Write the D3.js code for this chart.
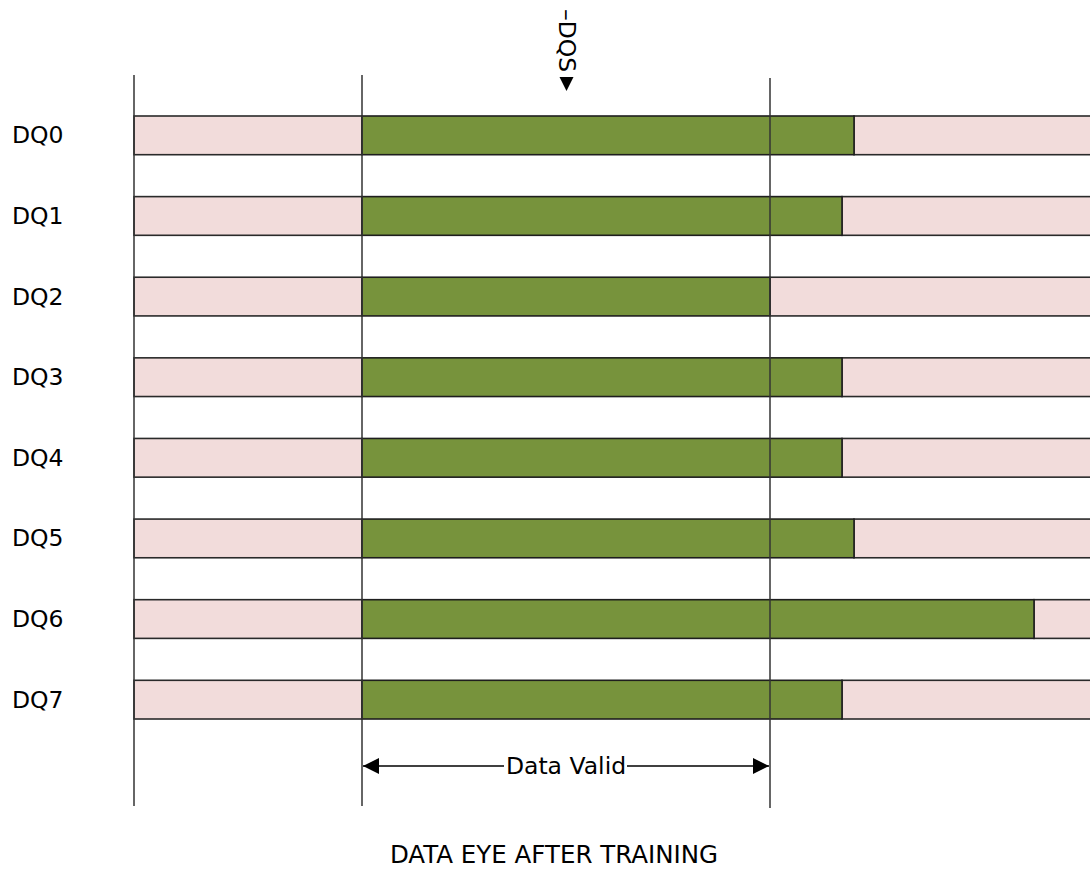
<!DOCTYPE html>
<html>
<head>
<meta charset="utf-8">
<script src="https://cdn.jsdelivr.net/npm/d3@7"></script>
<style>
  body { margin: 0; background: #fff; }
  text { font-family: "DejaVu Sans", Verdana, sans-serif; fill: #000; }
</style>
</head>
<body>
<div id="chart"></div>
<script>
// timing in delay taps
const lanes = ['DQ0', 'DQ1', 'DQ2', 'DQ3', 'DQ4', 'DQ5', 'DQ6', 'DQ7'];
const eyeStart = 19;
const eyeEnd = [60, 59, 53, 59, 59, 60, 75, 59];
const windowEdges = [0, 19, 53];
const validWindow = [19, 53];
const strobeTap = 36;
const tapRange = [0, 80];
const title = 'DATA EYE AFTER TRAINING';

const width = 1090;
const height = 870;
const pink = '#f2dcdb';
const green = '#77933c';
const edge = '#2a2a2a';
const fs = '23.5px';

const svg = d3.select('#chart')
	.append('svg')
	.attr('width', width)
	.attr('height', height);

const x = d3.scaleLinear().domain(tapRange).range([134, 1094]);
const y = d3.scaleBand().domain(lanes).range([116, 719]).paddingInner(0.52).paddingOuter(0);

const defs = svg.append('defs');
defs.append('marker')
	.attr('id', 'arr')
	.attr('viewBox', '0 0 10 10')
	.attr('refX', 10)
	.attr('refY', 5)
	.attr('markerWidth', 16)
	.attr('markerHeight', 16)
	.attr('markerUnits', 'userSpaceOnUse')
	.attr('orient', 'auto-start-reverse')
	.append('path')
	.attr('d', 'M0,0 L10,5 L0,10 Z')
	.attr('fill', '#000');

// lane bars
const rows = svg.selectAll('g.lane')
	.data(lanes)
	.enter()
	.append('g')
	.attr('class', 'lane');

rows.append('rect')
	.attr('x', x(tapRange[0]))
	.attr('y', d => y(d))
	.attr('width', x(eyeStart) - x(tapRange[0]))
	.attr('height', y.bandwidth())
	.attr('fill', pink)
	.attr('stroke', edge)
	.attr('stroke-width', 1.6);

rows.append('rect')
	.attr('x', (d, i) => x(eyeEnd[i]))
	.attr('y', d => y(d))
	.attr('width', (d, i) => x(tapRange[1]) - x(eyeEnd[i]))
	.attr('height', y.bandwidth())
	.attr('fill', pink)
	.attr('stroke', edge)
	.attr('stroke-width', 1.6);

rows.append('rect')
	.attr('x', x(eyeStart))
	.attr('y', d => y(d))
	.attr('width', (d, i) => x(eyeEnd[i]) - x(eyeStart))
	.attr('height', y.bandwidth())
	.attr('fill', green)
	.attr('stroke', '#1e1e1e')
	.attr('stroke-width', 1.6);

rows.append('text')
	.attr('x', 12)
	.attr('y', d => y(d) + y.bandwidth() / 2)
	.attr('dominant-baseline', 'central')
	.style('font-size', fs)
	.text(d => d);

// window edges
svg.selectAll('line.edge')
	.data(windowEdges)
	.enter()
	.append('line')
	.attr('class', 'edge')
	.attr('x1', d => x(d))
	.attr('x2', d => x(d))
	.attr('y1', (d, i) => i == 2 ? 78 : 75)
	.attr('y2', (d, i) => i == 2 ? 808 : 806)
	.attr('stroke', '#333')
	.attr('stroke-width', 1.5);

// data valid arrow
const arrowY = 766;
const mid = (x(validWindow[0]) + x(validWindow[1])) / 2;
svg.append('line')
	.attr('x1', x(validWindow[0]) + 1)
	.attr('x2', mid - 62)
	.attr('y1', arrowY).attr('y2', arrowY)
	.attr('stroke', '#000').attr('stroke-width', 1.3)
	.attr('marker-start', 'url(#arr)');
svg.append('line')
	.attr('x1', mid + 61)
	.attr('x2', x(validWindow[1]) - 1)
	.attr('y1', arrowY).attr('y2', arrowY)
	.attr('stroke', '#000').attr('stroke-width', 1.3)
	.attr('marker-end', 'url(#arr)');
svg.append('text')
	.attr('x', mid)
	.attr('y', arrowY)
	.attr('text-anchor', 'middle')
	.attr('dominant-baseline', 'central')
	.style('font-size', fs)
	.text('Data Valid');

// strobe marker
const sx = x(strobeTap) + 0.5;
svg.append('text')
	.attr('transform', 'translate(' + sx + ',9) rotate(90)')
	.attr('x', 0)
	.attr('y', 0)
	.attr('dominant-baseline', 'central')
	.style('font-size', fs)
	.text('\u2013DQS');
svg.append('path')
	.attr('d', 'M' + (sx - 7) + ',77 L' + (sx + 7) + ',77 L' + sx + ',91 Z')
	.attr('fill', '#000');

svg.append('text')
	.attr('x', 554)
	.attr('y', 863)
	.attr('text-anchor', 'middle')
	.style('font-size', '24.5px')
	.text(title);
</script>
</body>
</html>
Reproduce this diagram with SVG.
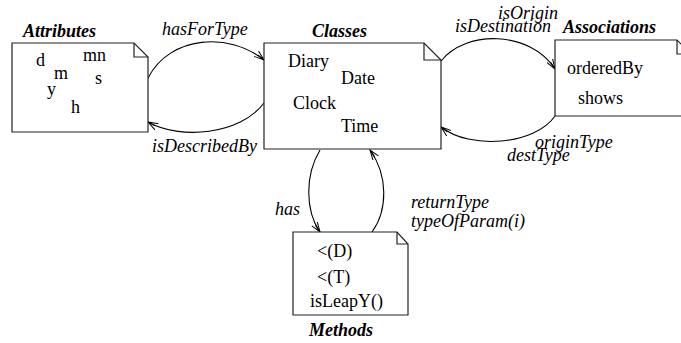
<svg xmlns="http://www.w3.org/2000/svg" width="681" height="343" viewBox="0 0 681 343">
<style>
text{font-family:'Liberation Serif',serif;font-size:18px;fill:#000}
.t{font-weight:bold;font-style:italic}
.l{font-style:italic}
.box{fill:#fff;stroke:#222;stroke-width:1.2}
.fold{fill:none;stroke:#222;stroke-width:1.2}
.c{fill:none;stroke:#000;stroke-width:1.1}
</style>
<defs>
<marker id="ah" markerWidth="12" markerHeight="8" refX="10" refY="4" orient="auto" markerUnits="userSpaceOnUse">
<path d="M0,0.5 L10,4 L0,7.5 M2,4 L10,4" fill="none" stroke="#000" stroke-width="1"/>
</marker>
</defs>
<rect width="681" height="343" fill="#fff"/>
<g id="connectors">
<path class="c" d="M148,78 C170,35 230,32 264,60" marker-end="url(#ah)"/>
<path class="c" d="M264,103 C240,135 180,140 148,122" marker-end="url(#ah)"/>
<path class="c" d="M441,61 C465,30 530,30 555,69" marker-end="url(#ah)"/>
<path class="c" d="M555,116 C535,145 470,150 441,127" marker-end="url(#ah)"/>
<path class="c" d="M320,150 C305,175 305,210 320,232" marker-end="url(#ah)"/>
<path class="c" d="M372,232 C388,210 388,175 370,150" marker-end="url(#ah)"/>
<text class="l" x="162" y="35">hasForType</text>
<text class="l" x="152" y="152">isDescribedBy</text>
<text class="l" x="498" y="19">isOrigin</text>
<text class="l" x="455" y="32">isDestination</text>
<text class="l" x="535" y="148">originType</text>
<text class="l" x="507" y="161">destType</text>
<text class="l" x="275" y="215">has</text>
<text class="l" x="411" y="208">returnType</text>
<text class="l" x="411" y="227">typeOfParam(i)</text>
</g>
<g id="attributes">
<path class="box" d="M12,43 H134 L148,57 V132 H12 Z"/>
<path class="fold" d="M134,43 V57 H148"/>
<text class="t" x="23" y="37">Attributes</text>
<text x="36" y="66">d</text>
<text x="83" y="61">mn</text>
<text x="54" y="79">m</text>
<text x="95" y="84">s</text>
<text x="47" y="95">y</text>
<text x="71" y="113">h</text>
</g>
<g id="classes">
<path class="box" d="M264,43 H424 L441,60 V149 H264 Z"/>
<path class="fold" d="M424,43 V60 H441"/>
<text class="t" x="312" y="37">Classes</text>
<text x="288" y="67">Diary</text>
<text x="341" y="84">Date</text>
<text x="293" y="109">Clock</text>
<text x="341" y="132">Time</text>
</g>
<g id="associations">
<path class="box" d="M555,40 H677 L691,54 V116 H555 Z"/>
<path class="fold" d="M677,40 V54 H691"/>
<text class="t" x="563" y="33">Associations</text>
<text x="567" y="74">orderedBy</text>
<text x="578" y="104">shows</text>
</g>
<g id="methods">
<path class="box" d="M293,232 H397 L408,244 V315 H293 Z"/>
<path class="fold" d="M397,232 V244 H408"/>
<text class="t" x="309" y="336">Methods</text>
<text x="317" y="257">&lt;(D)</text>
<text x="317" y="283">&lt;(T)</text>
<text x="310" y="307">isLeapY()</text>
</g>
</svg>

:: Task to carry out ::
Search the listing for the string "this". Copy each line where it turns up.

:: Result of the exercise ::
Write the D3.js code for this chart.
Reproduce this diagram with SVG.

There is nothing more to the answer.